Il giornalista e critico fotografico Sandro Iovine ha parlato di «povertà in aumento, calo dei consumi, allarme lavoro, crisi industriale, mancanza di infrastrutture, crollo demografico», è la questione meridionale che interessa il Mezzogiorno da sempre e il sottosviluppo è ormai condizione cronica. «Un’incuria di decenni – continua Iovine – hanno prodotto strade sconnesse, prive di segnaletica, usate per spostare il bestiame, quando addirittura non sono state dismesse prima del collaudo. Sono gli stessi abitanti che, per garantirsi l’incolumità, danno vita a interventi spontanei di messa in sicurezza». L’amara conclusione di Iovine: «L’emorragia migratoria non si arresta e si somma al calo demografico che colpisce l’Italia, accelerando quella progressiva desertificazione del Mezzogiorno che l’Istat certifica da oltre quindici anni. […] Case ancora non finite eppure in vendita da anni. I cartelli “Vendesi” punteggiano atmosfere surreali. Riportano sovente recapiti internazionali talvolta consumati dal tempo e ormai illeggibili. A chi aveva investito nel mattone, anche se riuscisse a liquidare i suoi beni, quel che ne potrebbe ricavare oggi non gli permetterebbe di spostarsi altrove. A chi rimane non resta che assistere impotente al tracollo della sua terra, inghiottita da crepe che non spaccano solo asfalto o muri abbandonati, ma anche la società stessa».

L’eloquenza delle cifre (periodo considerato 2001-2018, dati Istat, riportato a titolo d’esempio solo il saldo migratorio della popolazione verso altri comuni ed estero): Baselice -296, Castelvetere in Val Fortore -286, Montefalcone di Val fortore -101, San Bartolomeo in Galdo -504.

Qualche storia emblematica: Enrico, laurea in scienze politiche, responsabile vendite multinazionale, dal 2014 a Monaco di Baviera; Antonio, Consigliere della Corte dei conti, dal 1990 a Civitavecchia; Anna, laurea in lingue e letterature straniere, docente, dal 2011 a Milano; Alfonso, geometra, progettista meccanico, dal 2011 a Milano; Francesca, laurea in scienze della comunicazione, giornalista professionista, dal 2005 a Trieste: «Sono vent’anni che sono andata via da San Bartolomeo.
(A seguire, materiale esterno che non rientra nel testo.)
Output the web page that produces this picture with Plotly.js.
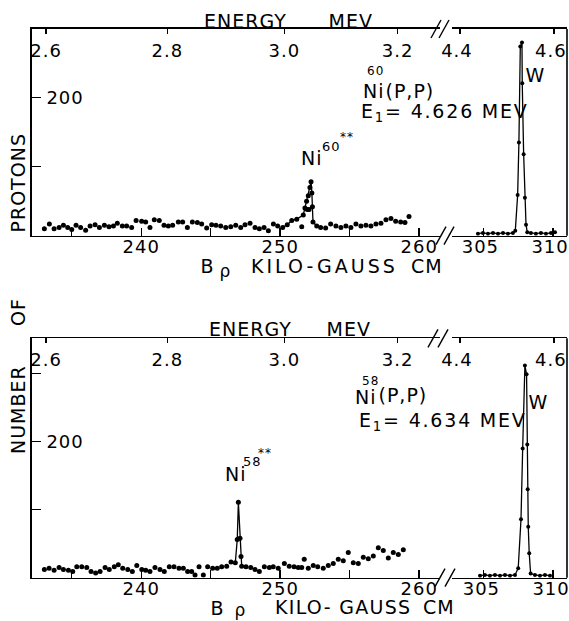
<!DOCTYPE html>
<html>
<head>
<meta charset="utf-8">
<script src="https://cdn.plot.ly/plotly-3.0.1.min.js"></script>
<style>
html,body{margin:0;padding:0;background:#fff;}
#chart{width:569px;height:621px;}
.main-svg text{letter-spacing:1px;}
</style>
</head>
<body>
<div id="chart"></div>
<script>
// ---------- DATA ----------
// Top panel: Ni60(p,p), E1 = 4.626 MeV
const ni60BgB = [233.03,233.39,233.73,234.09,234.40,234.71,235.00,235.31,235.64,236.00,236.32,236.68,236.99,237.35,237.68,238.00,238.28,238.64,238.95,239.31,239.63,240.03,240.32,240.63,240.94,241.30,241.64,241.95,242.26,242.67,242.98,243.32,243.68,244.04,244.35,244.71,245.07,245.38,245.72,246.08,246.44,246.80,247.16,247.47,247.83,248.19,248.50,248.84,249.15,249.51,249.82,251.55,251.95,252.08,252.91,253.27,253.63,254.01,254.37,254.73,255.09,255.45,255.81,256.17,256.53,256.89,257.25,257.61,257.97,258.31,258.67,258.98,259.27];
const ni60BgN = [10,17,10,12,15,12,9,15,12,8,14,16,12,15,13,14,18,14,14,12,22,21,20,12,23,22,15,14,15,20,20,12,20,19,17,11,16,15,14,12,13,15,12,16,18,12,10,12,7,17,14,13,38,38,12,11,17,14,12,14,12,17,14,15,14,17,18,23,25,21,20,19,28];
const ni60PkB = [250.18,250.51,250.83,251.19,251.66,251.78,251.90,252.02,252.14,252.22,252.28,252.32,252.36,252.63];
const ni60PkN = [12,16,22,24,30,40,50,58,70,78,62,42,20,14];
const w60B = [304.61,304.97,305.33,305.69,306.05,306.41,306.76,307.12,307.29,307.46,307.55,307.65,307.77,307.79,307.89,307.98,308.06,308.15,308.41,308.77,309.13,309.49,309.85,310.14];
const w60N = [3,4,3,4,3,4,3,4,7,59,135,274,280,221,118,55,16,5,4,3,4,3,4,5];

// Bottom panel: Ni58(p,p), E1 = 4.634 MeV
const ni58BgB = [233.03,233.37,233.73,234.09,234.40,234.76,235.07,235.36,235.72,236.08,236.39,236.72,237.04,237.40,237.70,238.06,238.35,238.67,239.03,239.36,239.68,240.04,240.32,240.63,240.99,241.35,241.66,242.02,242.36,242.72,243.03,243.34,243.63,243.87,244.16,244.47,244.78,245.14,245.47,245.79,246.15,246.46,247.54,247.88,248.19,248.50,248.86,249.22,249.50,249.86,250.30,250.65,251.00,251.30,251.55,251.73,252.02,252.38,252.70,253.10,253.46,253.82,254.18,254.54,254.90,255.26,255.62,255.98,256.34,256.70,257.06,257.42,257.78,258.14,258.50,258.86];
const ni58BgN = [12,14,11,15,12,11,9,16,16,15,9,7,9,15,12,16,19,14,12,9,18,12,11,9,15,12,9,16,16,14,14,9,9,4,16,4,16,14,14,16,17,23,16,15,12,9,16,15,16,14,21,17,16,15,15,27,14,18,16,14,18,21,27,25,37,22,21,30,28,32,44,40,29,37,34,41];
const ni58PkB = [246.77,246.91,246.99,247.11,247.18,247.23];
const ni58PkN = [22,56,111,58,31,17];
const w58B = [304.76,305.11,305.47,305.83,306.19,306.55,306.91,307.27,307.50,307.70,307.82,307.98,308.10,308.15,308.18,308.22,308.29,308.39,308.70,309.06,309.42,309.78];
const w58N = [3,4,3,4,3,4,3,4,14,86,190,312,299,196,130,75,36,6,4,3,4,3];

// Axis ticks
const brhoTicksL = [235,240,245,250,255,260];
const brhoTextL  = ['','240','','250','','260'];
const brhoTicksR = [305,310];
const brhoTextR  = ['305','310'];
const energyTicksL = [233.15,241.88,250.30,258.45];
const energyTextL  = ['2.6','2.8','3.0','3.2'];
const energyTicksR = [303.32,310.06];
const energyTextR  = ['4.4','4.6'];
const countTicksTop = [100,200];
const countTextTop  = ['','200'];
const countTicksBot = [100,200,300];
const countTextBot  = ['','200',''];

// ---------- LAYOUT HELPERS ----------
const F = 'DejaVu Sans';
const ML = 32, MR = 2, W = 569, H = 621, PW = W - ML - MR;
const px = x => (x - ML) / PW;
const py = y => 1 - y / H;
const rangeL = [232.14, 261.5];
const rangeR = [302.75, 311.0];
const domL = [0, px(440)];
const domR = [px(452), 1];
const topDom = [py(235.7), py(29)];
const botDom = [py(577.7), py(338.3)];

const base = {showline:true, linecolor:'#000', linewidth:1.6, ticks:'inside', tickcolor:'#000', tickwidth:1.4,
  showgrid:false, zeroline:false, fixedrange:true, ticklabeloverflow:'allow',
  tickfont:{family:F, size:18, color:'#000'}};

function xb(dom, range, anchor, vals, text, shift){
  return Object.assign({}, base, {domain:dom, range:range, anchor:anchor, tickmode:'array', tickvals:vals, ticktext:text, ticklen:8, ticklabelstandoff:-6, ticklabelshift:shift || 0});
}
function xt(over, range, anchor, vals, text, shift){
  return Object.assign({}, base, {overlaying:over, side:'top', range:range, anchor:anchor, tickmode:'array', tickvals:vals, ticktext:text, ticklen:5, ticklabelposition:'inside', ticklabelstandoff:11, ticklabelshift:shift || 0});
}
function yax(dom, range, anchor, vals, text){
  return Object.assign({}, base, {domain:dom, range:range, anchor:anchor, tickmode:'array', tickvals:vals, ticktext:text, ticklen:9, ticklabelposition:'inside', ticklabelstandoff:6});
}

const mk = {color:'#000', size:5};
const ln = {color:'#000', width:1.3};
const traces = [
  {x:ni60BgB, y:ni60BgN, xaxis:'x', yaxis:'y', mode:'markers', marker:mk},
  {x:ni60PkB, y:ni60PkN, xaxis:'x', yaxis:'y', mode:'lines+markers', marker:mk, line:ln},
  {x:w60B, y:w60N, xaxis:'x2', yaxis:'y', mode:'lines+markers', marker:{color:'#000', size:4}, line:ln},
  {x:[], y:[], xaxis:'x3', yaxis:'y', mode:'markers'},
  {x:[], y:[], xaxis:'x4', yaxis:'y', mode:'markers'},
  {x:ni58BgB, y:ni58BgN, xaxis:'x5', yaxis:'y2', mode:'markers', marker:mk},
  {x:ni58PkB, y:ni58PkN, xaxis:'x5', yaxis:'y2', mode:'lines+markers', marker:mk, line:ln},
  {x:w58B, y:w58N, xaxis:'x6', yaxis:'y2', mode:'lines+markers', marker:{color:'#000', size:4}, line:ln},
  {x:[], y:[], xaxis:'x7', yaxis:'y2', mode:'markers'},
  {x:[], y:[], xaxis:'x8', yaxis:'y2', mode:'markers'}
];
traces.forEach(t => {t.showlegend = false; t.hoverinfo = 'skip'; t.type = 'scatter';});

function ann(text, x, y, size, angle){
  const a = {text:text, x:px(x), y:py(y), xref:'paper', yref:'paper', showarrow:false,
    xanchor:'center', yanchor:'middle', font:{family:F, size:size, color:'#000'}};
  if (angle) a.textangle = angle;
  return a;
}
const spaced = (s, ls) => '<span style="letter-spacing:' + ls + 'px">' + s + '</span>';
const annotations = [
  // top panel
  ann('ENERGY', 245, 21, 19), ann('MEV', 350, 21, 19),
  ann('B', 207, 266, 19), ann('ρ', 225, 271, 17),
  ann(spaced('KILO-GAUSS', 3), 324, 266, 19), ann('CM', 427, 266, 19),
  ann('Ni', 374, 91, 19), ann('60', 375, 71, 12), ann('(P,P)', 410, 91, 19),
  ann(spaced('E<sub>1</sub>= 4.626 MEV', 1.8), 445, 112, 19),
  ann('Ni', 312, 158, 19), ann('60', 331, 147, 13), ann('**', 347, 137, 12),
  ann('W', 535, 75, 19),
  // bottom panel
  ann('ENERGY', 250, 329, 19), ann('MEV', 348, 329, 19),
  ann('B', 217, 608, 19), ann('ρ', 240, 610, 17),
  ann(spaced('KILO- GAUSS', 1.3), 343, 607, 19), ann('CM', 439, 607, 19),
  ann('Ni', 366, 397, 19), ann('58', 370, 381, 12), ann('(P,P)', 403, 395, 19),
  ann(spaced('E<sub>1</sub>= 4.634 MEV', 1.8), 443, 421, 19),
  ann('Ni', 236, 474, 19), ann('58', 252, 461, 13), ann('**', 265, 453, 12),
  ann('W', 538, 402, 19),
  // y title
  ann('PROTONS', 18, 183, 19, -90), ann('OF', 18, 312, 19, -90), ann('NUMBER', 18, 410, 19, -90)
];

function brk(cx, cy){
  return {type:'line', xref:'paper', yref:'paper', x0:px(cx-5), y0:py(cy+9), x1:px(cx+5), y1:py(cy-9), line:{color:'#000', width:1.4}};
}
const shapes = [
  brk(436, 29), brk(444, 29), brk(441, 235.7), brk(449, 235.7),
  brk(433, 338.3), brk(443, 338.3), brk(440, 577.7), brk(450, 577.7),
  {type:'line', xref:'paper', yref:'paper', x0:1, x1:1, y0:topDom[0], y1:topDom[1], line:{color:'#000', width:1.6}},
  {type:'line', xref:'paper', yref:'paper', x0:1, x1:1, y0:botDom[0], y1:botDom[1], line:{color:'#000', width:1.6}}
];

const layout = {
  width:W, height:H, margin:{l:ML, r:MR, t:0, b:0}, paper_bgcolor:'#fff', plot_bgcolor:'#fff',
  showlegend:false, font:{family:F, color:'#000'},
  xaxis:  xb(domL, rangeL, 'y', brhoTicksL, brhoTextL),
  xaxis2: xb(domR, rangeR, 'y', brhoTicksR, brhoTextR, -3),
  xaxis3: xt('x', rangeL, 'y', energyTicksL, energyTextL),
  xaxis4: xt('x2', rangeR, 'y', energyTicksR, energyTextR, -3),
  yaxis:  yax(topDom, [0, 299.5], 'x', countTicksTop, countTextTop),
  xaxis5: xb(domL, rangeL, 'y2', brhoTicksL, brhoTextL),
  xaxis6: xb(domR, rangeR, 'y2', brhoTicksR, brhoTextR, -2),
  xaxis7: xt('x5', rangeL, 'y2', energyTicksL, energyTextL),
  xaxis8: xt('x6', rangeR, 'y2', energyTicksR, energyTextR, -3),
  yaxis2: yax(botDom, [0, 352], 'x5', countTicksBot, countTextBot),
  annotations:annotations, shapes:shapes
};
Plotly.newPlot('chart', traces, layout, {staticPlot:true, displayModeBar:false});
</script>
</body>
</html>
Se penso di tornare prima o poi? Chissà, magari un giorno, nemmeno troppo lontano, mi potrebbe venire voglia di ridare un po’ di linfa alle mie radici. E allora sì che comincerei a farmi un po’ di domande e, soprattutto, a cercare qualche risposta»; Antonio, laurea in scienze politiche, giornalista professionista, dal 2009 a Rieti: «L’estate era il ritorno degli emigranti. Ciò significava aspettare con trepidazione che i parenti arrivassero dalla Svizzera. Luogo misterioso e magico per me bambino che restavo confinato nel piccolo borgo. La cioccolata e i pantaloncini, una volta all’anno arrivavano in casa come doni speciali, ma non c’era nessun Babbo Natale a portarli, erano i miei parenti che tornavano con le loro macchine scintillanti dalle targhe sconosciute. Oggi di quelle macchine ne arrivano poche, i figli degli emigranti non tornano più, tranciando per sempre quel gomitolo di lana che legava chi partiva con chi restava».

L’ingegner Salvatore Picciuto, l’autore del nostro servizio fotografico: «Per me fotografare in questa situazione non è facile, ma lo faccio ugualmente per dare senso, dignità e memoria a un furto di cui non siamo colpevoli o forse ci fa comodo pensare di non esserlo».